This Supercomputer is a Game-Changer for Researchers
from UF News
Welcome to From Florida, a podcast where you’ll learn how minds are connecting, great ideas are colliding and groundbreaking innovations become a reality because of the University of Florida.
The University of Florida is home to one of the world’s fastest supercomputers. It’s called HiPerGator and in this episode of From Florida, Erik Deumens explains how its speed and capacity is making a difference in what researchers are able to do. Produced by Nicci Brown, Brooke Adams, Emily Cardinali and James L. Sullivan. Original music by Daniel Townsend, a doctoral candidate in music composition in the College of the Arts.
Transcript
Nicci Brown: Welcome to From Florida, where you learn how minds are connecting, great ideas are colliding and groundbreaking innovation is becoming a reality because of the University of Florida. I’m your host, Nicci Brown.
The University of Florida is home to one of the 25 fastest supercomputers in the world and today we’re going to talk about how UF has differentiated itself among research universities with its investments in computing power.
Our guest today is Erik Deumens, who is the director of research computing at UF and is also a faculty member in UF’s Department of Chemistry.
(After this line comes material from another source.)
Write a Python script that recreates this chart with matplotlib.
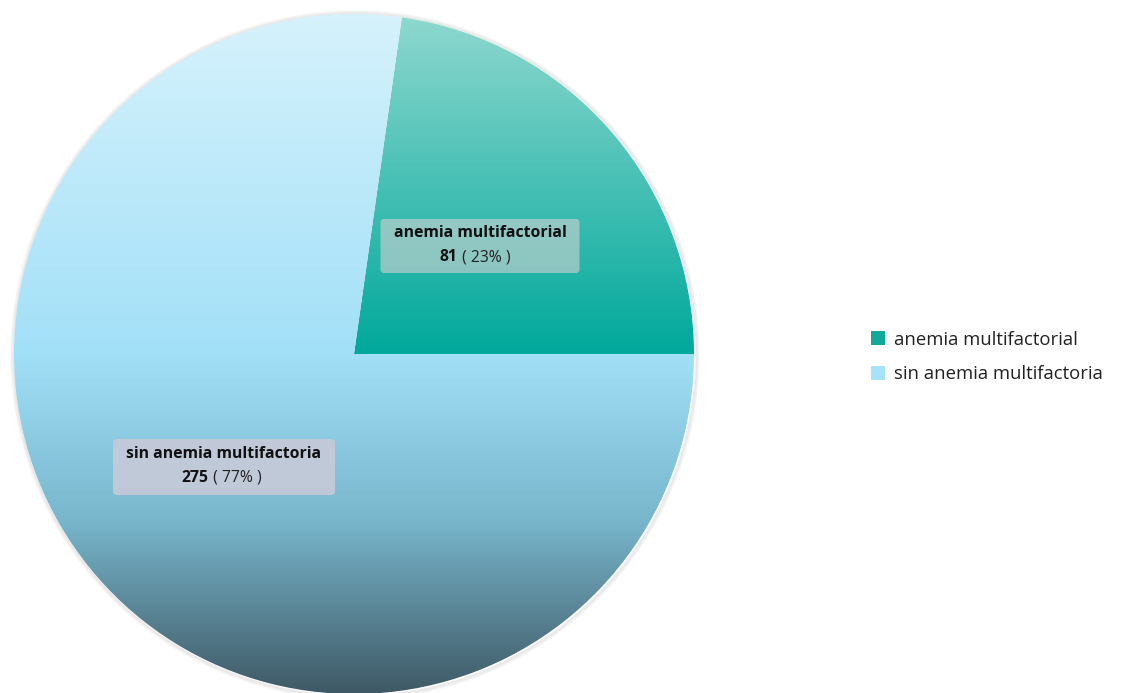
import numpy as np
import matplotlib
matplotlib.use("Agg")
import matplotlib.pyplot as plt
from matplotlib.patches import Patch, FancyBboxPatch, Circle
from matplotlib.colors import to_rgb

categories = ["anemia multifactorial", "sin anemia multifactoria"]
values = [81, 275]
legend_colors = ["#10a99a", "#a6e2f8"]

W, H = 1122, 693
fig = plt.figure(figsize=(W / 100, H / 100), dpi=100)
ax = fig.add_axes([0, 0, 1, 1])
ax.axis("off")

cx, cy_pix, R = 354, 354, 340
cy = H - cy_pix

# soft shadow
for i, a in enumerate([0.05, 0.04, 0.03, 0.02]):
    ax.add_patch(Circle((cx + 1, cy - 1), R + 1 + i, facecolor="none",
                        edgecolor="#000000", lw=1.5, alpha=a, zorder=1))

wedges, _ = ax.pie(values, startangle=0, counterclock=True, center=(cx, cy),
                   radius=R, wedgeprops=dict(linewidth=0, edgecolor="none"),
                   frame=False)

# gradients (in pixel-y from top)
grad_stops = [
    [(14, "#8fd8cf"), (354, "#00a89b")],
    [(14, "#d6f2fc"), (354, "#a2e0f8"), (520, "#78b6cc"), (694, "#3e5864")],
]

ys = np.arange(0, H + 1)
for w, stops in zip(wedges, grad_stops):
    w.set_facecolor("none")
    ypx = np.array([s[0] for s in stops], float)
    cols = np.array([to_rgb(s[1]) for s in stops])
    img = np.zeros((H + 1, 1, 3))
    for c in range(3):
        img[:, 0, c] = np.interp(ys, ypx, cols[:, c])
    im = ax.imshow(img, extent=[cx - R - 2, cx + R + 2, -1, H], aspect="auto",
                   interpolation="bilinear", zorder=2, origin="upper")
    im.set_clip_path(w)

ax.set_xlim(0, W)
ax.set_ylim(0, H)
ax.set_aspect("auto")

font = "Open Sans"
fs = 11.3

def label(xc, yc_pix, w, h, name, val, pct, fc, alpha, num_end_x):
    ax.add_patch(FancyBboxPatch((xc - w / 2, H - yc_pix - h / 2), w, h,
                                boxstyle="round,pad=0,rounding_size=4",
                                facecolor=fc, edgecolor="none", alpha=alpha, zorder=5))
    ax.text(xc, H - (yc_pix - 13), name, ha="center", va="center",
            fontsize=fs, fontweight="bold", family=font, color="#111111", zorder=6)
    ax.text(num_end_x, H - (yc_pix + 11), str(val), ha="right", va="center",
            fontsize=fs, fontweight="bold", family=font, color="#111111", zorder=6)
    ax.text(num_end_x + 1, H - (yc_pix + 11), " ( %d%% )" % pct, ha="left", va="center",
            fontsize=fs, family=font, color="#222222", zorder=6)

total = sum(values)
pcts = [round(v * 100 / total) for v in values]
label(480, 246, 199, 54, categories[0], values[0], pcts[0], "#d2d2d2", 0.6, 457)
label(224, 467, 222, 56, categories[1], values[1], pcts[1], "#c6cad8", 0.92, 208)

handles = [Patch(facecolor=c, edgecolor="none") for c in legend_colors]
leg = fig.legend(handles, categories, loc="center left",
                 bbox_to_anchor=(854 / W, 1 - 357 / H), frameon=False,
                 prop=dict(family=font, size=13.3), handlelength=0.8,
                 handleheight=0.8, handletextpad=0.45, labelspacing=0.9)
for t in leg.get_texts():
    t.set_color("#222222")

fig.savefig("out.png", dpi=100)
Erik received his doctorate in computational nuclear physics from the University of Brussels in Belgium.
He has been at the forefront of numerous advances in his field — electron nuclear dynamics, ENDyne software and the Super Instruction Assembly Language approach to programming massively parallel computers — which I think in simple terms means he knows how to get a lot of computers to work together!